FRANKLIN TOWNSHIP -- A 90-year-old Confederate marker that was damaged when the city of Franklin removed it has been refurbished and returned to Franklin Township, The Journal-News reported.
The bronze plaque that was affixed to a five-ton rock was damaged during its overnight removal Aug. 16 and sent by the city to a repair facility in Columbus, according to City Manager Sonny Lewis.
The small community became a local locus of controversy Aug. 16, when the nearby city of Franklin quietly removed the plaque from its spot on Dixie Memorial Highway and handed it over to its original owner, Franklin Township.
The monument had gone largely unnoticed throughout its 90-year residence in that spot -- so much so that officials didn't notice it had traded hands when lines between city and township were redrawn in 1990 -- but the white supremacist violence centered around a similar statue in Charlottesville, Virginia, sparked a renewed focus on Confederate memorials across the country.

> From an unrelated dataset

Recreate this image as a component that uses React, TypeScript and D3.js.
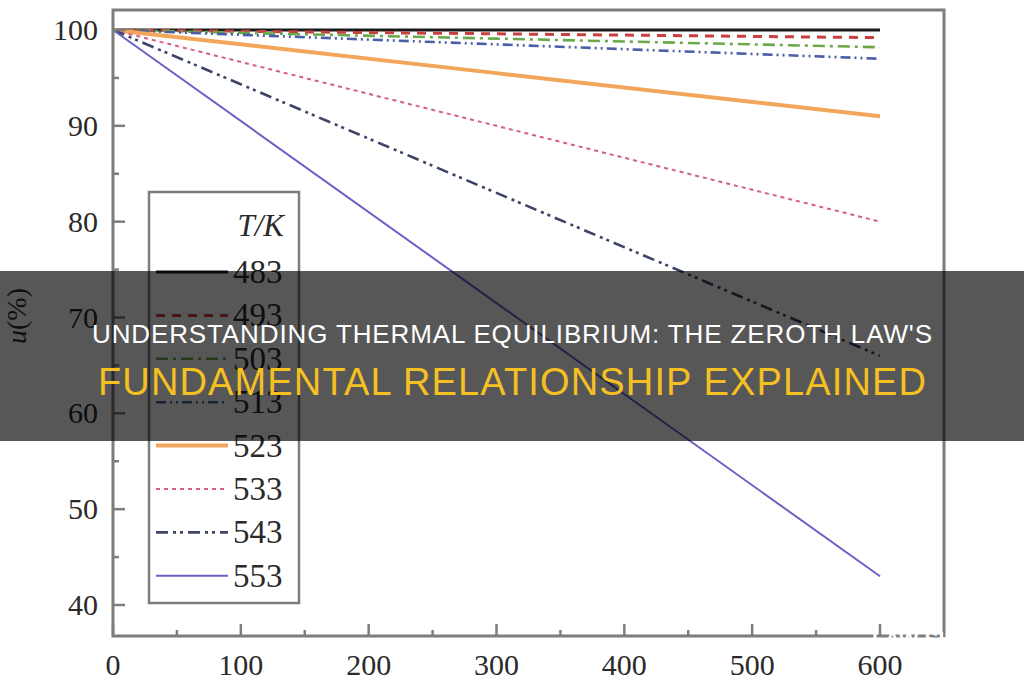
import React from "react";
import * as d3 from "d3";

// ---- data ----
const timeMin = [0, 300, 600];
const temperatures = ["483", "493", "503", "513", "523", "533", "543", "553"];
const u483 = [100, 100, 100];
const u493 = [100, 99.6, 99.2];
const u503 = [100, 99.1, 98.2];
const u513 = [100, 98.5, 97.0];
const u523 = [100, 95.5, 91.0];
const u533 = [100, 90.0, 80.0];
const u543 = [100, 83.0, 66.0];
const u553 = [100, 71.5, 43.0];
const seriesValues = [u483, u493, u503, u513, u523, u533, u543, u553];
const xTicks = [0, 100, 200, 300, 400, 500, 600];
const xMinorTicks = [50, 150, 250, 350, 450, 550];
const yTicks = [40, 50, 60, 70, 80, 90, 100];
const yMinorTicks = [45, 55, 65, 75, 85, 95];
const titleLine1 = "UNDERSTANDING THERMAL EQUILIBRIUM: THE ZEROTH LAW'S";
const titleLine2 = "FUNDAMENTAL RELATIONSHIP EXPLAINED";

// ---- styles ----
const seriesStyle = [
  { color: "#1a1a1a", width: 3.2, dash: "" },
  { color: "#c8403f", width: 3, dash: "9,7" },
  { color: "#6aa84a", width: 2.6, dash: "12,5,3,5" },
  { color: "#4a5fa8", width: 2.6, dash: "10,4,2,4,2,4" },
  { color: "#f2a65a", width: 4, dash: "" },
  { color: "#d45f86", width: 2, dash: "4,4" },
  { color: "#3d4466", width: 2.6, dash: "12,5,3,4,3,5" },
  { color: "#6a62c4", width: 2, dash: "" },
];

const W = 1024;
const H = 680;
const frame = { left: 113, right: 944, top: 10, bottom: 636 };
const serif = "'Liberation Serif', 'Times New Roman', serif";
const sans = "'Liberation Sans', Arial, sans-serif";

export default function App() {
  const x = d3.scaleLinear().domain([0, 600]).range([113, 880]);
  const y = d3.scaleLinear().domain([40, 100]).range([605, 30]);
  const line = d3
    .line<number>()
    .x((_, i) => x(timeMin[i]))
    .y((d) => y(d));

  const axisColor = "#7d7d7d";
  const legendX0 = 156;
  const legendX1 = 228;
  const legendY0 = 272;
  const legendStep = 43.4;

  return (
    <svg
      width={W}
      height={H}
      style={{ position: "absolute", left: 0, top: 0, background: "#fff" }}
    >
      <rect x={0} y={0} width={W} height={H} fill="#fff" />
      {/* series */}
      {seriesValues.map((vals, i) => (
        <path
          key={temperatures[i]}
          d={line(vals) || ""}
          fill="none"
          stroke={seriesStyle[i].color}
          strokeWidth={seriesStyle[i].width}
          strokeDasharray={seriesStyle[i].dash}
        />
      ))}
      {/* frame */}
      <rect
        x={frame.left}
        y={frame.top}
        width={frame.right - frame.left}
        height={frame.bottom - frame.top}
        fill="none"
        stroke={axisColor}
        strokeWidth={3}
      />
      {/* y ticks */}
      {yTicks.map((t) => (
        <g key={"y" + t}>
          <line x1={frame.left} x2={frame.left + 12} y1={y(t)} y2={y(t)} stroke={axisColor} strokeWidth={2.5} />
          <text
            x={frame.left - 15}
            y={y(t) + 10}
            textAnchor="end"
            fontFamily={serif}
            fontSize={30}
            fill="#2a2a2a"
          >
            {t}
          </text>
        </g>
      ))}
      {yMinorTicks.map((t) => (
        <line key={"ym" + t} x1={frame.left} x2={frame.left + 6} y1={y(t)} y2={y(t)} stroke={axisColor} strokeWidth={2.5} />
      ))}
      {/* x ticks */}
      {xTicks.map((t) => (
        <g key={"x" + t}>
          <line x1={x(t)} x2={x(t)} y1={frame.bottom} y2={frame.bottom - 12} stroke={axisColor} strokeWidth={2.5} />
          <text x={x(t)} y={675} textAnchor="middle" fontFamily={serif} fontSize={30} fill="#2a2a2a">
            {t}
          </text>
        </g>
      ))}
      {xMinorTicks.map((t) => (
        <line key={"xm" + t} x1={x(t)} x2={x(t)} y1={frame.bottom} y2={frame.bottom - 6} stroke={axisColor} strokeWidth={2.5} />
      ))}
      {/* y axis label */}
      <text
        transform="translate(26,316) rotate(-90)"
        textAnchor="middle"
        fontFamily={serif}
        fontSize={28}
        fill="#2a2a2a"
      >
        <tspan fontStyle="italic">u</tspan>
        <tspan>(%)</tspan>
      </text>
      {/* legend */}
      <rect x={149} y={192} width={150} height={411} fill="#fff" stroke={axisColor} strokeWidth={2.5} />
      <text x={284} y={236} textAnchor="end" fontFamily={serif} fontSize={31} fontStyle="italic" fill="#2a2a2a">
        T/K
      </text>
      {temperatures.map((tk, i) => (
        <g key={"lg" + tk}>
          <line
            x1={legendX0}
            x2={legendX1}
            y1={legendY0 + i * legendStep}
            y2={legendY0 + i * legendStep}
            stroke={seriesStyle[i].color}
            strokeWidth={seriesStyle[i].width}
            strokeDasharray={seriesStyle[i].dash}
          />
          <text
            x={233}
            y={legendY0 + i * legendStep + 11}
            fontFamily={serif}
            fontSize={33}
            fill="#2a2a2a"
          >
            {tk}
          </text>
        </g>
      ))}
      {/* watermark */}
      <text x={872} y={646} fontFamily={sans} fontWeight="bold" fontSize={21} fill="#ffffff">
        LAW SHUN
      </text>
      {/* title banner */}
      <rect x={0} y={271} width={W} height={170} fill="rgba(0,0,0,0.66)" />
      <text
        x={512}
        y={343}
        textAnchor="middle"
        fontFamily={sans}
        fontSize={26}
        fill="#ffffff"
        textLength={840}
      >
        {titleLine1}
      </text>
      <text
        x={512}
        y={395}
        textAnchor="middle"
        fontFamily={sans}
        fontSize={38}
        fill="#f5c022"
        textLength={828}
      >
        {titleLine2}
      </text>
    </svg>
  );
}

The repaired plaque was delivered to township officials Tuesday, he said.
Lewis said the plaque that honors Confederate Gen. Robert E. Lee and the Dixie Highway was put through an acid wash and curing process as it was refurbished.
Lewis said the city has not received the repair invoice, but estimated costs would be about $2,000.
Last week, Franklin Twp. officials said the monument would be returned to public display. Trustees President Brian Morris said his goal is to determine a location where the monument will be moved to on township property when the township trustees meet on Oct. 12.
“A re-dedication ceremony date will be established once the monument is located on a new site,” he said. “A lot of people might think that this monument has been a bad thing, but in my eyes it could actually be a great thing … because it’s a chance for people to open up that dialogue and have those conversations that need to be had.”